(Task to complete):
Return only the lines from the start of the records through the line that contains "const base = 614;", inclusive; leave out all pictures.

[BEGIN]

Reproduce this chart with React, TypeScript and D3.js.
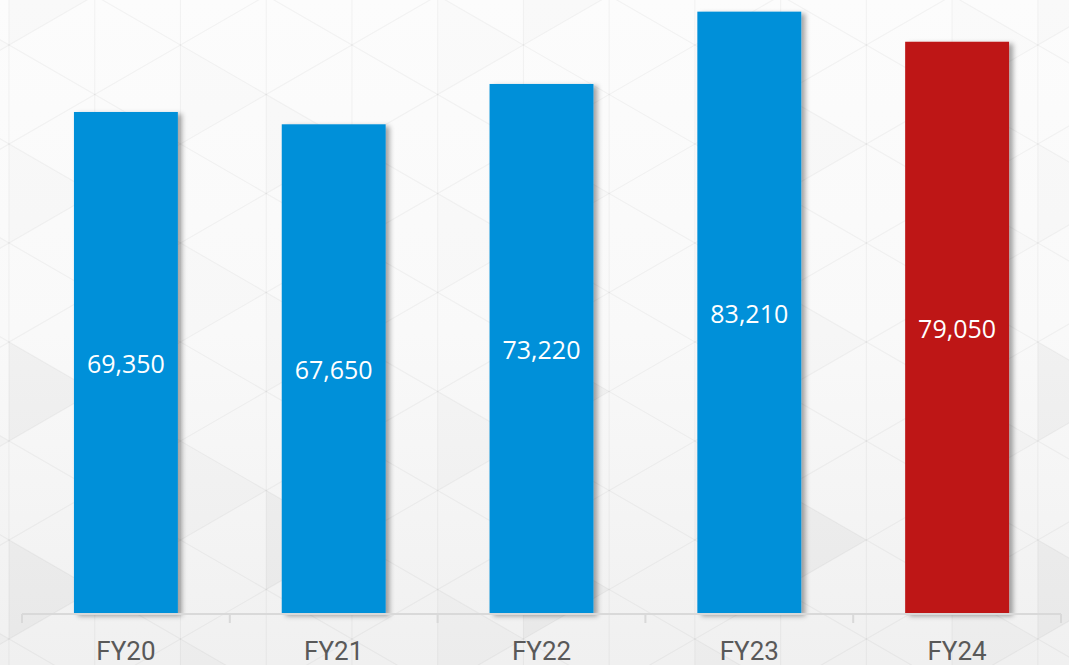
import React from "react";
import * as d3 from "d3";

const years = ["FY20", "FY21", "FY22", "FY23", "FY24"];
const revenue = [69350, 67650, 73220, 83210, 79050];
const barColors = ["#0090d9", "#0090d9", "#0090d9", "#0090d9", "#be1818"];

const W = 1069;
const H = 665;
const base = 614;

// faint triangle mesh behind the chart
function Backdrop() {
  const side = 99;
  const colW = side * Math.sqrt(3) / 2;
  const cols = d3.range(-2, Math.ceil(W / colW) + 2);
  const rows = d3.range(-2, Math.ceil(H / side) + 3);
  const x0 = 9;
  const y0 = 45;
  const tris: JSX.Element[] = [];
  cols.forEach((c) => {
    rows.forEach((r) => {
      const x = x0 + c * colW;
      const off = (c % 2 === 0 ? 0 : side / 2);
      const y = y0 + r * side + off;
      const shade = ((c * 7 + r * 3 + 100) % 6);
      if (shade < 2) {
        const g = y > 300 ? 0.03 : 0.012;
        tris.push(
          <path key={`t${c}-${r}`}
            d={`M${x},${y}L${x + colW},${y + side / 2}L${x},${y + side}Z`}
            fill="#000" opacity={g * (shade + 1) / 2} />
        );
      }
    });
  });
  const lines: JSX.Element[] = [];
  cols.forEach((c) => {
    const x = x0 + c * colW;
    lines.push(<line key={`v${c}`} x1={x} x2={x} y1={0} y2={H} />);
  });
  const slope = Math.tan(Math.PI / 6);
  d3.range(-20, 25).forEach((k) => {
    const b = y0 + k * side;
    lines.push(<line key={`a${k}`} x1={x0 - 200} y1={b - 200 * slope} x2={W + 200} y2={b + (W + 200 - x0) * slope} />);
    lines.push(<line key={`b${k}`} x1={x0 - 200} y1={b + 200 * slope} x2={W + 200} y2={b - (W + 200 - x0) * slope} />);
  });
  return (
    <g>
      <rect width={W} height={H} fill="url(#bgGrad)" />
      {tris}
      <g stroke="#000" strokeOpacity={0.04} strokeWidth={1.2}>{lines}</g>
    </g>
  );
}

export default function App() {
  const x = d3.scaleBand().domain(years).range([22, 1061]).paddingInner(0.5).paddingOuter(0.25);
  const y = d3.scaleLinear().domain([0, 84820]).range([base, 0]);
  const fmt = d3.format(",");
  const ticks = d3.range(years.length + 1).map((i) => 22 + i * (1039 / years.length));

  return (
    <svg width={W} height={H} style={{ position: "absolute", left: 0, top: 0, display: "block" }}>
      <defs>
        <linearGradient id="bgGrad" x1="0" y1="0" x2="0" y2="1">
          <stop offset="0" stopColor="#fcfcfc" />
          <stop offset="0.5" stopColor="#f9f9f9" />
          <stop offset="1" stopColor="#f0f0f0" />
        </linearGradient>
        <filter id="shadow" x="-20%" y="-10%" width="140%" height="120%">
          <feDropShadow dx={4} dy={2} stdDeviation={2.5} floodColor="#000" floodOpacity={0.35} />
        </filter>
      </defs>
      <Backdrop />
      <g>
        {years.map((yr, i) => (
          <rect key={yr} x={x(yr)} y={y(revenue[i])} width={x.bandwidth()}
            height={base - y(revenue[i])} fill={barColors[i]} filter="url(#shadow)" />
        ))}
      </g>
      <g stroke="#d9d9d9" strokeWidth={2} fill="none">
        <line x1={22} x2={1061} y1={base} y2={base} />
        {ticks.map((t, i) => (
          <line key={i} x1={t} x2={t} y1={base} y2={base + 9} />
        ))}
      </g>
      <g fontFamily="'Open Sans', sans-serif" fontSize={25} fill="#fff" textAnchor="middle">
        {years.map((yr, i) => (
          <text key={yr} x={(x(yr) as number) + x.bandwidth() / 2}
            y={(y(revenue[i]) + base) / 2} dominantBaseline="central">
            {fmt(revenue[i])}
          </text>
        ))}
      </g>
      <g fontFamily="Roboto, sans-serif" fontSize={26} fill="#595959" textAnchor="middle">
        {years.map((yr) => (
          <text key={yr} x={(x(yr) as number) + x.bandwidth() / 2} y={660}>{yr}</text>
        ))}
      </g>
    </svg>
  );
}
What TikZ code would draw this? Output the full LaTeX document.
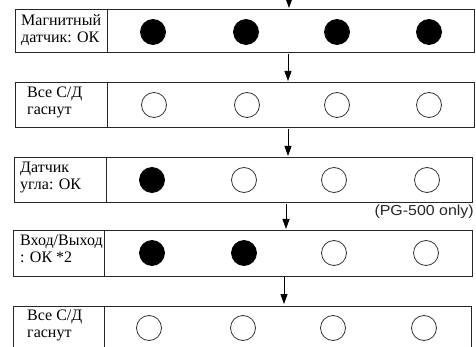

[END]

(Finished answer):
Reproduce this chart with React, TypeScript and D3.js.
import React from "react";
import * as d3 from "d3";

const years = ["FY20", "FY21", "FY22", "FY23", "FY24"];
const revenue = [69350, 67650, 73220, 83210, 79050];
const barColors = ["#0090d9", "#0090d9", "#0090d9", "#0090d9", "#be1818"];

const W = 1069;
const H = 665;
const base = 614;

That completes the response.